Just how bad he's gone has been a bit of shock, and the ending to this past Sunday's show took things to an even more heinous level.
As critical TV show darlings go, "Breaking Bad" has been one crazy ride over its five seasons, never lacking in jarring, jaw-dropping, oh-no-they-didn't! moments.
Indeed, the show has found me turning my head from this or that sight from its outset. So much so that I've missed a few episodes over the years, unable to muster the energy to watch ("the twins" creeped me out big time, I have to admit).
But this past episode's final scene was the most difficult to date.
Yes, the literal face-off with Gus Fring to end season four was shocking in its visual. And we've seen plenty of characters killed off in a variety of chilling ways. But the casual killing of a child who innocently witnessed Walt's crazy-tense train heist took this already dark series to an entirely black place.
Yes, Walt mild-mannered chemistry teacher-turned-meth-kingpin has lost his humanity, we know that. And the writers, audacious to go there at all, did put the child killing in the sole hands of an otherwise throwaway character.
But it's still a dangerously alienating place for a TV series to go.
From the outset, "Breaking Bad" shattered the protagonist-as-hero mold. Walt started as a guy you felt sorry for a guy you could somehow root for even though he decided that using his chemistry background to make meth was the only way to dig his family out of its financial pit and to pay for his own cancer treatment.
Root for a flagrant law-breaker? Sure, viewers already did that in rooting for Tony Soprano. We all knew Tony did very bad things. But pretty much everyone in "The Sopranos" did the same.
Most of the people in "Breaking Bad" do very bad things, too. But they didn't start that way.

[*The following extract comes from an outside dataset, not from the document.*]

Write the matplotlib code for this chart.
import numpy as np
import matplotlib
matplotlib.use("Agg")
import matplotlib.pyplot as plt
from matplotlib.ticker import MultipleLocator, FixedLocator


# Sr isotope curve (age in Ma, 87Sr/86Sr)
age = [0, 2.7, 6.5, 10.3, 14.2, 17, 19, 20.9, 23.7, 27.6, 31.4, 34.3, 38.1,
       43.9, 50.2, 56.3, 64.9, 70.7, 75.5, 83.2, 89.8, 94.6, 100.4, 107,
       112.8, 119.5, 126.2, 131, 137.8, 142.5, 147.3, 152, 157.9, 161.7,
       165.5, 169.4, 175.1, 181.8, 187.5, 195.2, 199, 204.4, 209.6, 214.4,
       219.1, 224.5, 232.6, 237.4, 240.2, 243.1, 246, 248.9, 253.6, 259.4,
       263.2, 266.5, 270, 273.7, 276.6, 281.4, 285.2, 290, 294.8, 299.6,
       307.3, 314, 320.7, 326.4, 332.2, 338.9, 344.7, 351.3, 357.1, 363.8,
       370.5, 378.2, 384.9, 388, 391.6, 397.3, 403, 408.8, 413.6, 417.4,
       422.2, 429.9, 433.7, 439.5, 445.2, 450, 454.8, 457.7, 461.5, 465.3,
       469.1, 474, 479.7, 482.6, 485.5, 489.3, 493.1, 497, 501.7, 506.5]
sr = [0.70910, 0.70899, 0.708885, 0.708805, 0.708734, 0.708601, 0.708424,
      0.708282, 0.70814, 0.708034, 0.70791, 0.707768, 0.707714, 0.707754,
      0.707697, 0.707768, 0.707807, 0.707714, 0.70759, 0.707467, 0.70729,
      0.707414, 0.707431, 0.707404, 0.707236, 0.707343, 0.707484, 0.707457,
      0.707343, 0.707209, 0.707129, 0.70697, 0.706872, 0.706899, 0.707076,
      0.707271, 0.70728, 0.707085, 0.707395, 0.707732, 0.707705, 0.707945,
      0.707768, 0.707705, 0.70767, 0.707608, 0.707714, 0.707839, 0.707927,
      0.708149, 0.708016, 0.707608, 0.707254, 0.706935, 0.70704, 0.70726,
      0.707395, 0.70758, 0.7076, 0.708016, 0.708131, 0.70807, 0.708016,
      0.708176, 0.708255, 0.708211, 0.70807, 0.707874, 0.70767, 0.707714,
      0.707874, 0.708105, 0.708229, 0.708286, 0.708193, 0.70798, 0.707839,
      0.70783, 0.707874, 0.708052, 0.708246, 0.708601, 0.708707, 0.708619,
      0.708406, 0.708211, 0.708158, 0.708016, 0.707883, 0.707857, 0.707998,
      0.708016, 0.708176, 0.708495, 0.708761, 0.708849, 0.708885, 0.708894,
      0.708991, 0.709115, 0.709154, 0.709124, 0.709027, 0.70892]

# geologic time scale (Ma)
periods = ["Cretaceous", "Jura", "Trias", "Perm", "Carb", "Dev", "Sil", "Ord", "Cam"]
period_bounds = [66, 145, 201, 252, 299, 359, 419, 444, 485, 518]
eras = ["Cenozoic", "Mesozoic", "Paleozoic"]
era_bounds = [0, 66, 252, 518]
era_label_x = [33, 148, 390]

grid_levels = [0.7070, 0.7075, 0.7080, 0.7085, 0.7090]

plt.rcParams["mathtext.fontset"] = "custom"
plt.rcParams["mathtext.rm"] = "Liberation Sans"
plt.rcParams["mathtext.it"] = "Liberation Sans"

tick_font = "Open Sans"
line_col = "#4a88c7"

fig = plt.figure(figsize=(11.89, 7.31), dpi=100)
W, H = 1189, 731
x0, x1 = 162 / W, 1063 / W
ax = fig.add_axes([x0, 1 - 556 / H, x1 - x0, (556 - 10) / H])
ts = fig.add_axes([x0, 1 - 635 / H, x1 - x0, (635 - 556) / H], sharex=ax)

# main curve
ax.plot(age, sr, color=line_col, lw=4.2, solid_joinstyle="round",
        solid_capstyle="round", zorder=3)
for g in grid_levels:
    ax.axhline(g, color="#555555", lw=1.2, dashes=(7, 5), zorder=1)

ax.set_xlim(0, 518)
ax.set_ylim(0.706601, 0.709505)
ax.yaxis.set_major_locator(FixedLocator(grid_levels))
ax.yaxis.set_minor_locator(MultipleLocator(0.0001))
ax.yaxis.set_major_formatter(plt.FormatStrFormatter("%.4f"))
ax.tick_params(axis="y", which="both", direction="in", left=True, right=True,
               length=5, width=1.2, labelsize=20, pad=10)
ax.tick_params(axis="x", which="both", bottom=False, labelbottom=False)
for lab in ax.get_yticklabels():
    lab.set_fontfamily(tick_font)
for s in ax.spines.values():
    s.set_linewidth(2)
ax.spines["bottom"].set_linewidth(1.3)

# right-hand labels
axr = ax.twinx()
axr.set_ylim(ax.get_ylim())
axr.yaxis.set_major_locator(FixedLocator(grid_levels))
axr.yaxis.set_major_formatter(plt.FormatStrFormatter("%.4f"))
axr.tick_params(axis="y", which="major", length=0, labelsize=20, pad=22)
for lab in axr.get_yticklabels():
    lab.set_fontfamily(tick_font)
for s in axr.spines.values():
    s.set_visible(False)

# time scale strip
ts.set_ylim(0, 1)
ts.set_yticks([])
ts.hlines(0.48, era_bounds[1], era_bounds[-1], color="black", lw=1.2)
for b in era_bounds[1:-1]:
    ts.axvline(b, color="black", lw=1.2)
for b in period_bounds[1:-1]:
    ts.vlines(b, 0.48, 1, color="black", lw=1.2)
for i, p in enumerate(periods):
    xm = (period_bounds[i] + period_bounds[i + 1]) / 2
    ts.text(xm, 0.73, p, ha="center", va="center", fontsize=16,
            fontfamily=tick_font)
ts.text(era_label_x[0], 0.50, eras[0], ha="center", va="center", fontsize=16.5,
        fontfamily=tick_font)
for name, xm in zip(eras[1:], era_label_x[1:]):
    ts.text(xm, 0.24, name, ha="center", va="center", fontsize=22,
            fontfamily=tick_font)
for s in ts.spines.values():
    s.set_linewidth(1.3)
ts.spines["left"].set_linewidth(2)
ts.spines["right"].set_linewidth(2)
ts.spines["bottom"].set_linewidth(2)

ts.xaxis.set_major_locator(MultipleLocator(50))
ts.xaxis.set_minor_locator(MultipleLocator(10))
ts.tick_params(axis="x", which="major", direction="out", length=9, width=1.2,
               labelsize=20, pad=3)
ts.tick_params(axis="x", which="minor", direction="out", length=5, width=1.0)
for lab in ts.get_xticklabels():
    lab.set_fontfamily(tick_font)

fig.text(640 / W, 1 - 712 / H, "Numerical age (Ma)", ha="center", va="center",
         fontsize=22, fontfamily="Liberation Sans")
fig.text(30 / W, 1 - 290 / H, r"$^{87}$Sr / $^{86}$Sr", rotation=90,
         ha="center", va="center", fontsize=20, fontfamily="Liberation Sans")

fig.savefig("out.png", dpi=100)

And, frankly, they could stop which is where I expected this final season of the show to go. (The 16-episode split-up fifth season began in July with the current eight episodes and will mark the show's finale next summer with eight more.)

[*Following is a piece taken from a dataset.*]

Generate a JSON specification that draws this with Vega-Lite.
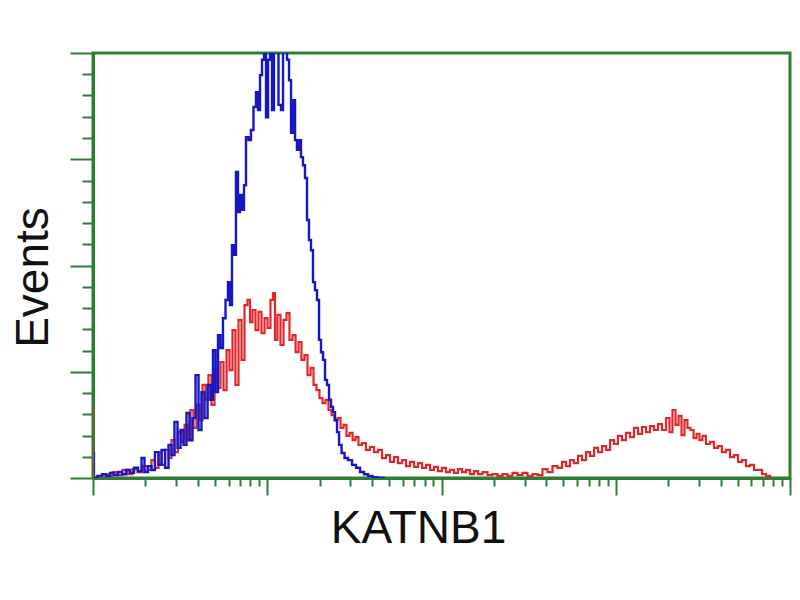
{
  "$schema": "https://vega.github.io/schema/vega-lite/v6.json",
  "width": 697,
  "height": 425,
  "autosize": "none",
  "padding": {"left": 93, "top": 53, "right": 10, "bottom": 69},
  "background": "white",
  "config": {
    "view": {"stroke": "#2e7d32", "strokeWidth": 3},
    "axis": {
      "domainColor": "#2e7d32",
      "domainWidth": 3,
      "tickColor": "#2e7d32",
      "tickWidth": 2,
      "labels": false,
      "grid": false,
      "titleFont": "Liberation Sans",
      "titleFontSize": 46,
      "titleFontWeight": "normal",
      "titleColor": "#111111"
    }
  },
  "datasets": {
    "sample": [
      {"x": 0, "y": 0}, {"x": 0.04, "y": 0.2}, {"x": 0.069, "y": 0.9}, {"x": 0.098, "y": 0.5}, {"x": 0.126, "y": 1.4},
      {"x": 0.155, "y": 0.7}, {"x": 0.184, "y": 1.9}, {"x": 0.212, "y": 0.9}, {"x": 0.241, "y": 2.1}, {"x": 0.27, "y": 1.4},
      {"x": 0.298, "y": 2.8}, {"x": 0.327, "y": 1.9}, {"x": 0.344, "y": 4.2}, {"x": 0.367, "y": 2.4}, {"x": 0.385, "y": 6.1},
      {"x": 0.402, "y": 3.1}, {"x": 0.425, "y": 6.6}, {"x": 0.442, "y": 4.7}, {"x": 0.459, "y": 8.9}, {"x": 0.476, "y": 6.1},
      {"x": 0.499, "y": 10.8}, {"x": 0.517, "y": 8.5}, {"x": 0.534, "y": 12.5}, {"x": 0.551, "y": 8.9}, {"x": 0.568, "y": 16.0},
      {"x": 0.585, "y": 11.8}, {"x": 0.603, "y": 17.2}, {"x": 0.62, "y": 13.6}, {"x": 0.637, "y": 21.9}, {"x": 0.654, "y": 18.4},
      {"x": 0.671, "y": 24.2}, {"x": 0.689, "y": 17.2}, {"x": 0.706, "y": 25.4}, {"x": 0.723, "y": 21.2}, {"x": 0.74, "y": 27.3},
      {"x": 0.758, "y": 20.7}, {"x": 0.775, "y": 30.1}, {"x": 0.792, "y": 25.4}, {"x": 0.809, "y": 34.8}, {"x": 0.826, "y": 21.9},
      {"x": 0.844, "y": 37.2}, {"x": 0.861, "y": 27.8}, {"x": 0.878, "y": 40.7}, {"x": 0.895, "y": 41.9}, {"x": 0.907, "y": 36.7},
      {"x": 0.924, "y": 39.5}, {"x": 0.941, "y": 34.8}, {"x": 0.958, "y": 39.1}, {"x": 0.976, "y": 34.1}, {"x": 0.993, "y": 37.6},
      {"x": 1.01, "y": 35.3}, {"x": 1.027, "y": 41.9}, {"x": 1.039, "y": 43.5}, {"x": 1.05, "y": 32.5}, {"x": 1.067, "y": 38.4},
      {"x": 1.085, "y": 31.3}, {"x": 1.102, "y": 37.2}, {"x": 1.119, "y": 38.8}, {"x": 1.136, "y": 32.5}, {"x": 1.154, "y": 33.6},
      {"x": 1.171, "y": 29.6}, {"x": 1.188, "y": 32.0}, {"x": 1.205, "y": 27.8}, {"x": 1.222, "y": 28.9}, {"x": 1.24, "y": 24.2},
      {"x": 1.257, "y": 25.9}, {"x": 1.274, "y": 21.9}, {"x": 1.291, "y": 20.7}, {"x": 1.308, "y": 18.8}, {"x": 1.326, "y": 17.6},
      {"x": 1.343, "y": 18.4}, {"x": 1.36, "y": 16.0}, {"x": 1.377, "y": 14.8}, {"x": 1.395, "y": 13.6}, {"x": 1.412, "y": 14.1},
      {"x": 1.429, "y": 11.8}, {"x": 1.446, "y": 12.5}, {"x": 1.463, "y": 9.9}, {"x": 1.481, "y": 10.6}, {"x": 1.498, "y": 8.9},
      {"x": 1.515, "y": 9.6}, {"x": 1.532, "y": 7.8}, {"x": 1.555, "y": 8.2}, {"x": 1.578, "y": 6.6}, {"x": 1.601, "y": 7.3},
      {"x": 1.624, "y": 6.1}, {"x": 1.647, "y": 6.6}, {"x": 1.67, "y": 4.7}, {"x": 1.693, "y": 5.4}, {"x": 1.716, "y": 3.8},
      {"x": 1.739, "y": 4.9}, {"x": 1.762, "y": 3.5}, {"x": 1.785, "y": 4.2}, {"x": 1.808, "y": 2.8}, {"x": 1.831, "y": 3.8},
      {"x": 1.854, "y": 2.6}, {"x": 1.877, "y": 3.5}, {"x": 1.9, "y": 2.4}, {"x": 1.923, "y": 3.1}, {"x": 1.945, "y": 1.9},
      {"x": 1.968, "y": 2.6}, {"x": 1.991, "y": 1.6}, {"x": 2.014, "y": 2.4}, {"x": 2.037, "y": 1.4}, {"x": 2.06, "y": 1.9},
      {"x": 2.083, "y": 1.2}, {"x": 2.106, "y": 2.1}, {"x": 2.129, "y": 1.4}, {"x": 2.152, "y": 1.9}, {"x": 2.175, "y": 0.9},
      {"x": 2.198, "y": 1.6}, {"x": 2.221, "y": 0.9}, {"x": 2.25, "y": 1.4}, {"x": 2.278, "y": 0.7}, {"x": 2.307, "y": 0.9},
      {"x": 2.336, "y": 0.5}, {"x": 2.364, "y": 0.9}, {"x": 2.393, "y": 0.5}, {"x": 2.422, "y": 1.2}, {"x": 2.45, "y": 0.7},
      {"x": 2.479, "y": 1.2}, {"x": 2.508, "y": 0.5}, {"x": 2.537, "y": 0.9}, {"x": 2.565, "y": 0.7}, {"x": 2.594, "y": 2.1},
      {"x": 2.623, "y": 1.4}, {"x": 2.651, "y": 2.8}, {"x": 2.68, "y": 2.4}, {"x": 2.703, "y": 3.8}, {"x": 2.726, "y": 2.8},
      {"x": 2.749, "y": 4.2}, {"x": 2.772, "y": 3.5}, {"x": 2.795, "y": 5.2}, {"x": 2.818, "y": 4.2}, {"x": 2.841, "y": 6.1},
      {"x": 2.864, "y": 5.2}, {"x": 2.887, "y": 7.1}, {"x": 2.91, "y": 6.1}, {"x": 2.933, "y": 7.5}, {"x": 2.956, "y": 6.6},
      {"x": 2.979, "y": 8.9}, {"x": 3.001, "y": 8.0}, {"x": 3.024, "y": 9.9}, {"x": 3.047, "y": 8.9}, {"x": 3.07, "y": 10.6},
      {"x": 3.093, "y": 9.6}, {"x": 3.116, "y": 11.8}, {"x": 3.139, "y": 10.4}, {"x": 3.162, "y": 12.0}, {"x": 3.185, "y": 10.8},
      {"x": 3.208, "y": 12.2}, {"x": 3.231, "y": 11.3}, {"x": 3.254, "y": 12.7}, {"x": 3.277, "y": 11.3}, {"x": 3.3, "y": 14.1},
      {"x": 3.317, "y": 10.8}, {"x": 3.334, "y": 16.0}, {"x": 3.352, "y": 12.5}, {"x": 3.369, "y": 14.6}, {"x": 3.386, "y": 10.1},
      {"x": 3.403, "y": 13.6}, {"x": 3.42, "y": 11.8}, {"x": 3.438, "y": 11.3}, {"x": 3.455, "y": 9.4}, {"x": 3.472, "y": 10.4},
      {"x": 3.489, "y": 8.9}, {"x": 3.506, "y": 9.9}, {"x": 3.529, "y": 8.0}, {"x": 3.552, "y": 8.5}, {"x": 3.575, "y": 7.1},
      {"x": 3.598, "y": 7.5}, {"x": 3.621, "y": 6.1}, {"x": 3.644, "y": 6.6}, {"x": 3.667, "y": 4.9}, {"x": 3.69, "y": 5.4},
      {"x": 3.713, "y": 3.8}, {"x": 3.736, "y": 4.2}, {"x": 3.759, "y": 2.8}, {"x": 3.782, "y": 3.1}, {"x": 3.805, "y": 1.9},
      {"x": 3.828, "y": 1.9}, {"x": 3.851, "y": 0.9}, {"x": 3.874, "y": 0.5}, {"x": 3.897, "y": 0}
    ],
    "control": [
      {"x": 0, "y": 0}, {"x": 0, "y": 5.9}, {"x": 0.011, "y": 0}, {"x": 0.04, "y": 0.5}, {"x": 0.063, "y": 0.9},
      {"x": 0.086, "y": 0.5}, {"x": 0.109, "y": 1.2}, {"x": 0.132, "y": 0.7}, {"x": 0.155, "y": 1.4}, {"x": 0.178, "y": 0.9},
      {"x": 0.201, "y": 1.9}, {"x": 0.224, "y": 1.2}, {"x": 0.247, "y": 2.4}, {"x": 0.27, "y": 1.6}, {"x": 0.287, "y": 4.7},
      {"x": 0.304, "y": 1.4}, {"x": 0.327, "y": 2.8}, {"x": 0.344, "y": 1.9}, {"x": 0.367, "y": 6.1}, {"x": 0.385, "y": 3.1},
      {"x": 0.402, "y": 6.6}, {"x": 0.425, "y": 2.4}, {"x": 0.442, "y": 7.8}, {"x": 0.459, "y": 5.4}, {"x": 0.476, "y": 13.2},
      {"x": 0.494, "y": 7.1}, {"x": 0.511, "y": 11.3}, {"x": 0.528, "y": 7.8}, {"x": 0.545, "y": 15.3}, {"x": 0.562, "y": 8.9},
      {"x": 0.58, "y": 14.1}, {"x": 0.597, "y": 24.2}, {"x": 0.614, "y": 11.3}, {"x": 0.631, "y": 20.2}, {"x": 0.649, "y": 14.1},
      {"x": 0.666, "y": 21.9}, {"x": 0.683, "y": 18.4}, {"x": 0.694, "y": 30.1}, {"x": 0.712, "y": 20.2}, {"x": 0.723, "y": 33.6},
      {"x": 0.74, "y": 30.6}, {"x": 0.752, "y": 37.6}, {"x": 0.769, "y": 41.9}, {"x": 0.78, "y": 46.1}, {"x": 0.792, "y": 40.7},
      {"x": 0.803, "y": 54.8}, {"x": 0.815, "y": 52.5}, {"x": 0.826, "y": 72.0}, {"x": 0.838, "y": 62.6}, {"x": 0.849, "y": 66.6},
      {"x": 0.861, "y": 63.1}, {"x": 0.872, "y": 68.9}, {"x": 0.884, "y": 80.2}, {"x": 0.901, "y": 79.5}, {"x": 0.912, "y": 81.9},
      {"x": 0.93, "y": 87.3}, {"x": 0.941, "y": 90.8}, {"x": 0.953, "y": 86.6}, {"x": 0.964, "y": 94.8}, {"x": 0.976, "y": 98.4},
      {"x": 0.987, "y": 101.9}, {"x": 0.999, "y": 84.9}, {"x": 1.01, "y": 98.4}, {"x": 1.022, "y": 103.1}, {"x": 1.033, "y": 86.6},
      {"x": 1.044, "y": 101.9}, {"x": 1.056, "y": 103.1}, {"x": 1.073, "y": 87.8}, {"x": 1.085, "y": 86.6}, {"x": 1.096, "y": 101.9},
      {"x": 1.108, "y": 103.1}, {"x": 1.119, "y": 98.4}, {"x": 1.131, "y": 93.6}, {"x": 1.142, "y": 81.2}, {"x": 1.154, "y": 88.9},
      {"x": 1.165, "y": 79.5}, {"x": 1.176, "y": 77.2}, {"x": 1.188, "y": 79.5}, {"x": 1.199, "y": 75.5}, {"x": 1.211, "y": 73.6},
      {"x": 1.222, "y": 70.6}, {"x": 1.234, "y": 60.7}, {"x": 1.245, "y": 56.0}, {"x": 1.257, "y": 53.6}, {"x": 1.268, "y": 46.1},
      {"x": 1.28, "y": 44.2}, {"x": 1.291, "y": 41.9}, {"x": 1.303, "y": 32.5}, {"x": 1.314, "y": 29.6}, {"x": 1.326, "y": 27.8},
      {"x": 1.337, "y": 23.1}, {"x": 1.349, "y": 21.9}, {"x": 1.36, "y": 18.4}, {"x": 1.372, "y": 16.7}, {"x": 1.383, "y": 15.5},
      {"x": 1.395, "y": 13.6}, {"x": 1.406, "y": 10.8}, {"x": 1.418, "y": 7.8}, {"x": 1.435, "y": 5.9}, {"x": 1.452, "y": 4.7},
      {"x": 1.475, "y": 4.2}, {"x": 1.498, "y": 3.1}, {"x": 1.521, "y": 2.4}, {"x": 1.544, "y": 1.4}, {"x": 1.567, "y": 0.9},
      {"x": 1.59, "y": 0.5}, {"x": 1.618, "y": 0.2}, {"x": 1.647, "y": 0}, {"x": 1.676, "y": 0}
    ],
    "spike": [
      {"x": 0, "y": 0}, {"x": 0, "y": 17.2}
    ]
  },
  "encoding": {
    "x": {
      "field": "x",
      "type": "quantitative",
      "scale": {"domain": [0, 4], "nice": false, "zero": false},
      "axis": {
        "title": "KATNB1",
        "values": [0, 0.301, 0.477, 0.602, 0.699, 0.778, 0.845, 0.903, 0.954,
                   1, 1.301, 1.477, 1.602, 1.699, 1.778, 1.845, 1.903, 1.954,
                   2, 2.301, 2.477, 2.602, 2.699, 2.778, 2.845, 2.903, 2.954,
                   3, 3.301, 3.477, 3.602, 3.699, 3.778, 3.845, 3.903, 3.954, 4],
        "tickSize": {"condition": {"test": "datum.value % 1 === 0", "value": 17}, "value": 8},
        "titleX": 325,
        "titleY": 64,
        "titleAlign": "center",
        "titleBaseline": "alphabetic",
        "titleAnchor": null
      }
    },
    "y": {
      "field": "y",
      "type": "quantitative",
      "scale": {"domain": [0, 100], "nice": false},
      "axis": {
        "title": "Events",
        "values": [0, 5, 10, 15, 20, 25, 30, 35, 40, 45, 50, 55, 60, 65, 70, 75, 80, 85, 90, 95, 100],
        "tickSize": {"condition": {"test": "datum.value % 25 === 0", "value": 23}, "value": 11},
        "titleX": -46,
        "titleY": 224,
        "titleAngle": 270,
        "titleAlign": "center",
        "titleBaseline": "alphabetic"
      }
    },
    "order": {"value": null}
  },
  "layer": [
    {
      "data": {"name": "sample"},
      "mark": {"type": "line", "color": "#e0282c", "strokeWidth": 2.2, "clip": true, "interpolate": "step"}
    },
    {
      "data": {"name": "control"},
      "mark": {"type": "line", "color": "#1616c4", "strokeWidth": 2.4, "clip": true, "interpolate": "step"}
    },
    {
      "data": {"name": "spike"},
      "mark": {"type": "line", "color": "#8a5a2b", "strokeWidth": 2.5, "clip": true}
    }
  ]
}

I fully expected that Walt would spend this season trying to extricate himself from the mess he's gotten himself into and trying to rebuild the family he's alienated and whose lives he's put at risk. It would be, however, the predictable place to go and "Breaking Bad" is so not predictable.
Thus, instead of trying to get out, Walt's snuggled in deeper.

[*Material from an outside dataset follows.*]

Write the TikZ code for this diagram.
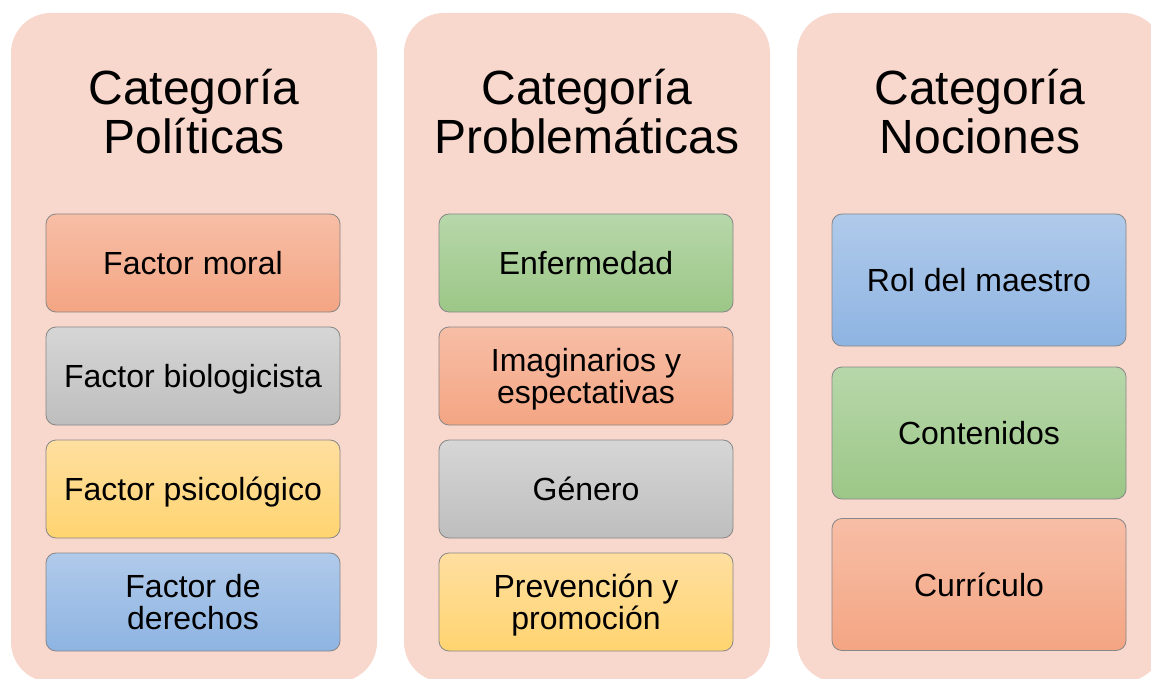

Creator and executive producer Vince Gilligan gets credit for taking the show there for making the lead character more and more unlikable as the story moves along. It's bold business for television.
Gilligan has put together some interesting characters. The most sympathetic in a series of decidedly unsympathetic people is Jesse, a former student of Walt's who helped the teacher get into the meth business and then got sucked into the abyss along with him. He was a punk at the beginning, but Jesse is the one guy whose humanity not only remains, but has seemingly grown over the tortuous seasons.
Jesse is not going to be OK with what went down at the end of Sunday's episode. But how about Walt? That's going to be the real deal. If Walt simply moves on, status quo, with his new nefarious business, there can be no redemption.
The killing to end this past episode either will jolt Walt toward fixing his life or be the thing that finally sends him down either to jail or to his own brutal end. It can't be for nothing.
The show's writers purposely thumb their noses at TV convention. And, sadly, in real life, innocent people even children are killed when caught in the wrong place at the wrong time. If Walt can't be saved by this horror, nothing can save him.
As a viewer, I'm not sure Walt can do anything at this point to regain any sympathies. Instead, it's time to start rooting for Hank, Walt's brother-in-law lawman, who's been blindly on Walt's drug-dealing heels throughout the series.
Hank's already become surrogate father to Walt's children. He just might end up being the hero, the guy viewers root for in the end to take Walt down.
Because, right now, Walt deserves whatever very bad things he gets.